REQUIRED TASK: Write out word for word each line of the records, beginning at the first and stopping after the line with "plt.rcParams['font.family'] = ['Liberation". Leave the pictures out.

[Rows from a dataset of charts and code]
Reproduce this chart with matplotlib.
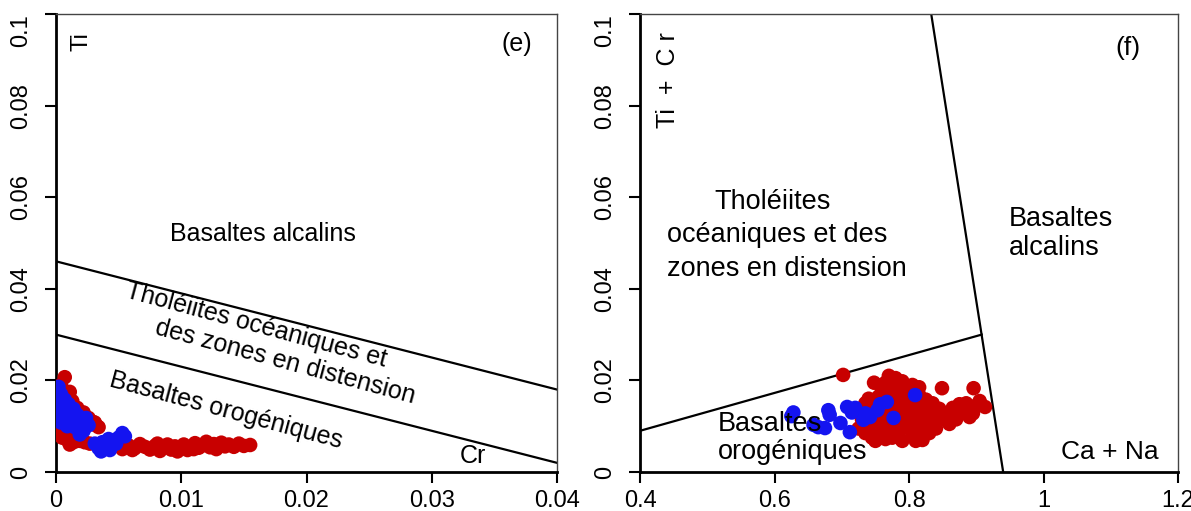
import matplotlib.pyplot as plt

plt.rcParams['font.family'] = ['Liberation Sans', 'DejaVu Sans']

# panel (e): Ti vs Cr
e_red_x = [0.0007, 0.0004, 0.0011, 0.0006, 0.0013, 0.0003, 0.0017, 0.0009, 0.0022, 0.0026,
           0.0031, 0.0034, 0.0003, 0.0006, 0.0002, 0.0008, 0.0012, 0.0016, 0.0005, 0.0019,
           0.0023, 0.0014, 0.0027, 0.0009, 0.0002, 0.0035, 0.0040, 0.0048, 0.0053,
           0.0058, 0.0063, 0.0067, 0.0071, 0.0075, 0.0079, 0.0083, 0.0086, 0.0089, 0.0092,
           0.0095, 0.0099, 0.0102, 0.0105, 0.0108, 0.0111, 0.0114, 0.0117, 0.0120, 0.0123,
           0.0126, 0.0129, 0.0132, 0.0135, 0.0138, 0.0142, 0.0146, 0.0150, 0.0155, 0.0081,
           0.0097, 0.0110, 0.0061, 0.0128, 0.0029, 0.0032, 0.0001, 0.0011, 0.0020]
e_red_y = [0.0207, 0.0190, 0.0175, 0.0160, 0.0155, 0.0145, 0.0140, 0.0135, 0.0130, 0.0118,
           0.0108, 0.0098, 0.0105, 0.0095, 0.0085, 0.0082, 0.0078, 0.0074, 0.0075, 0.0068,
           0.0065, 0.0065, 0.0062, 0.0070, 0.0095, 0.0060, 0.0052, 0.0058, 0.0050,
           0.0058, 0.0052, 0.0061, 0.0055, 0.0049, 0.0057, 0.0046, 0.0053, 0.0060, 0.0049,
           0.0056, 0.0052, 0.0060, 0.0048, 0.0055, 0.0063, 0.0053, 0.0058, 0.0066, 0.0054,
           0.0061, 0.0057, 0.0064, 0.0056, 0.0060, 0.0055, 0.0062, 0.0057, 0.0059, 0.0062,
           0.0045, 0.0050, 0.0048, 0.0050, 0.0110, 0.0102, 0.0115, 0.0060, 0.0072]
e_blue_x = [0.0002, 0.0004, 0.0002, 0.0007, 0.0005, 0.0010, 0.0014, 0.0003, 0.0008, 0.0012,
            0.0017, 0.0020, 0.0024, 0.0026, 0.0015, 0.0022, 0.0004, 0.0009, 0.0019,
            0.0031, 0.0034, 0.0037, 0.0040, 0.0043, 0.0045, 0.0048, 0.0050, 0.0053, 0.0055,
            0.0042, 0.0036]
e_blue_y = [0.0186, 0.0170, 0.0155, 0.0158, 0.0140, 0.0148, 0.0138, 0.0125, 0.0122, 0.0115,
            0.0125, 0.0112, 0.0118, 0.0102, 0.0098, 0.0090, 0.0108, 0.0100, 0.0082,
            0.0062, 0.0052, 0.0065, 0.0058, 0.0048, 0.0068, 0.0062, 0.0075, 0.0085, 0.0078,
            0.0072, 0.0045]

# panel (f): Ti + Cr vs Ca + Na
f_red_x = [0.702, 0.748, 0.849, 0.896, 0.913,
           0.770, 0.780, 0.790, 0.760, 0.775, 0.795, 0.805, 0.785, 0.800, 0.815,
           0.770, 0.755, 0.740, 0.825, 0.790, 0.735, 0.760, 0.775, 0.800, 0.820,
           0.835, 0.730, 0.745, 0.765, 0.785, 0.810, 0.830, 0.845, 0.730, 0.750,
           0.770, 0.790, 0.805, 0.825, 0.840, 0.725, 0.740, 0.760, 0.780, 0.800,
           0.820, 0.835, 0.745, 0.765, 0.785, 0.805, 0.820, 0.750, 0.790, 0.810,
           0.855, 0.865, 0.870, 0.880, 0.885, 0.895, 0.900, 0.905, 0.860, 0.875,
           0.890, 0.850, 0.770, 0.795, 0.815, 0.755, 0.780, 0.810, 0.760, 0.790,
           0.745, 0.755, 0.770, 0.780, 0.795, 0.810, 0.830, 0.775, 0.760, 0.735,
           0.800, 0.815, 0.785, 0.765, 0.820, 0.840, 0.850, 0.740]
f_red_y = [0.0212, 0.0195, 0.0183, 0.0183, 0.0142,
           0.0210, 0.0205, 0.0198, 0.0190, 0.0185, 0.0188, 0.0190, 0.0175, 0.0172, 0.0168,
           0.0170, 0.0165, 0.0160, 0.0158, 0.0160, 0.0150, 0.0148, 0.0143, 0.0145, 0.0145,
           0.0150, 0.0135, 0.0130, 0.0125, 0.0130, 0.0130, 0.0135, 0.0138, 0.0115, 0.0110,
           0.0108, 0.0112, 0.0115, 0.0118, 0.0122, 0.0095, 0.0090, 0.0088, 0.0090, 0.0095,
           0.0098, 0.0102, 0.0075, 0.0072, 0.0075, 0.0078, 0.0082, 0.0068, 0.0068, 0.0068,
           0.0125, 0.0140, 0.0115, 0.0135, 0.0150, 0.0128, 0.0145, 0.0155, 0.0105, 0.0148,
           0.0120, 0.0115, 0.0098, 0.0100, 0.0090, 0.0080, 0.0082, 0.0155, 0.0178, 0.0150,
           0.0145, 0.0125, 0.0135, 0.0155, 0.0145, 0.0105, 0.0085, 0.0075, 0.0100, 0.0085,
           0.0125, 0.0185, 0.0195, 0.0195, 0.0070, 0.0095, 0.0130, 0.0105]
f_blue_x = [0.628, 0.625, 0.658, 0.665, 0.675, 0.680, 0.682, 0.698, 0.712, 0.708,
            0.720, 0.715, 0.732, 0.742, 0.753, 0.757, 0.767, 0.777, 0.809, 0.735]
f_blue_y = [0.0130, 0.0122, 0.0103, 0.0098, 0.0096, 0.0135, 0.0125, 0.0107, 0.0087, 0.0142,
            0.0140, 0.0130, 0.0114, 0.0120, 0.0135, 0.0148, 0.0153, 0.0118, 0.0168, 0.0128]

# field boundaries
e_line1_x, e_line1_y = [0, 0.04], [0.046, 0.018]
e_line2_x, e_line2_y = [0, 0.04], [0.030, 0.002]
f_line1_x, f_line1_y = [0.4, 0.908], [0.009, 0.030]
f_line2_x, f_line2_y = [0.833, 0.94], [0.1, 0.0]

red = '#c80000'
blue = '#1414f0'
fs = 17
ms = 110

fig = plt.figure(figsize=(11.91, 5.11), dpi=100)
ax1 = fig.add_axes([0.047, 0.0763, 0.4207, 0.8963])
ax2 = fig.add_axes([0.5374, 0.0763, 0.4517, 0.8963])

for ax in (ax1, ax2):
    ax.set_ylim(0, 0.1)
    ax.set_yticks([0, 0.02, 0.04, 0.06, 0.08, 0.1])
    ax.set_yticklabels(['0', '0.02', '0.04', '0.06', '0.08', '0.1'],
                       rotation=90, va='center', fontsize=fs)
    ax.get_yticklabels()[-1].set_va('top')
    ax.tick_params(axis='y', length=8, width=1.5, direction='out', labelsize=fs, pad=9)
    ax.tick_params(axis='x', length=8, width=1.5, direction='out', labelsize=fs, pad=5)
    for s in ('left', 'bottom'):
        ax.spines[s].set_linewidth(2)
    for s in ('top', 'right'):
        ax.spines[s].set_linewidth(1)
        ax.spines[s].set_color('#444444')

ax1.set_xlim(0, 0.04)
ax1.set_xticks([0, 0.01, 0.02, 0.03, 0.04])
ax1.set_xticklabels(['0', '0.01', '0.02', '0.03', '0.04'], fontsize=fs)
ax1.plot(e_line1_x, e_line1_y, color='black', lw=1.6)
ax1.plot(e_line2_x, e_line2_y, color='black', lw=1.6)
ax1.scatter(e_red_x, e_red_y, s=ms, color=red, edgecolors='none', zorder=3)
ax1.scatter(e_blue_x, e_blue_y, s=ms, color=blue, edgecolors='none', zorder=4)
ax1.text(0.002, 0.0939, 'Ti', rotation=90, fontsize=fs, ha='center', va='center')
ax1.text(0.0368, 0.0934, '(e)', fontsize=18, ha='center', va='center')
ax1.text(0.0165, 0.052, 'Basaltes alcalins', fontsize=18, ha='center', va='center')
ax1.text(0.016, 0.032, 'Tholéiites océaniques et', fontsize=18,
         ha='center', va='center', rotation=-15, rotation_mode='anchor')
ax1.text(0.0183, 0.024, 'des zones en distension', fontsize=18,
         ha='center', va='center', rotation=-15, rotation_mode='anchor')
ax1.text(0.0136, 0.0135, 'Basaltes orogéniques', fontsize=18,
         ha='center', va='center', rotation=-15, rotation_mode='anchor')
ax1.text(0.0333, 0.0035, 'Cr', fontsize=18, ha='center', va='center')

ax2.set_xlim(0.4, 1.2)
ax2.set_xticks([0.4, 0.6, 0.8, 1.0, 1.2])
ax2.set_xticklabels(['0.4', '0.6', '0.8', '1', '1.2'], fontsize=fs)
ax2.plot(f_line1_x, f_line1_y, color='black', lw=1.6)
ax2.plot(f_line2_x, f_line2_y, color='black', lw=1.6)
ax2.scatter(f_red_x, f_red_y, s=ms, color=red, edgecolors='none', zorder=3)
ax2.scatter(f_blue_x, f_blue_y, s=ms, color=blue, edgecolors='none', zorder=4)
ax2.text(0.441, 0.0856, 'Ti  +  C r', rotation=90, fontsize=18, ha='center', va='center')
ax2.text(1.125, 0.0926, '(f)', fontsize=19, ha='center', va='center')
ax2.text(0.511, 0.0590, 'Tholéiites', fontsize=19.5, ha='left', va='center')
ax2.text(0.440, 0.0517, 'océaniques et des', fontsize=19.5, ha='left', va='center')
ax2.text(0.440, 0.0443, 'zones en distension', fontsize=19.5, ha='left', va='center')
ax2.text(0.948, 0.0520, 'Basaltes\nalcalins', fontsize=19.5, ha='left', va='center',
         linespacing=1.15)
ax2.text(0.516, 0.0074, 'Basaltes\norogéniques', fontsize=19.5, ha='left', va='center',
         linespacing=1.1, zorder=5)
ax2.text(1.098, 0.0044, 'Ca + Na', fontsize=19, ha='center', va='center')

fig.savefig('out.png', dpi=100)
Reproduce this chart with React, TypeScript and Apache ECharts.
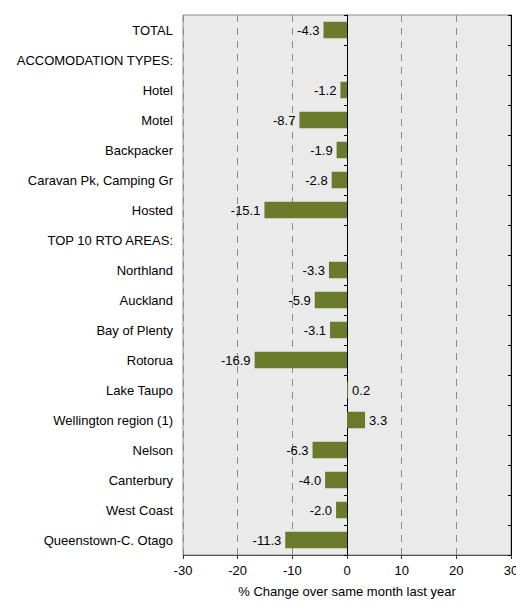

WRITTEN SOLUTION:
Reproduce this chart with matplotlib.
import matplotlib.pyplot as plt

plt.rcParams['font.family'] = ['Liberation Sans', 'DejaVu Sans']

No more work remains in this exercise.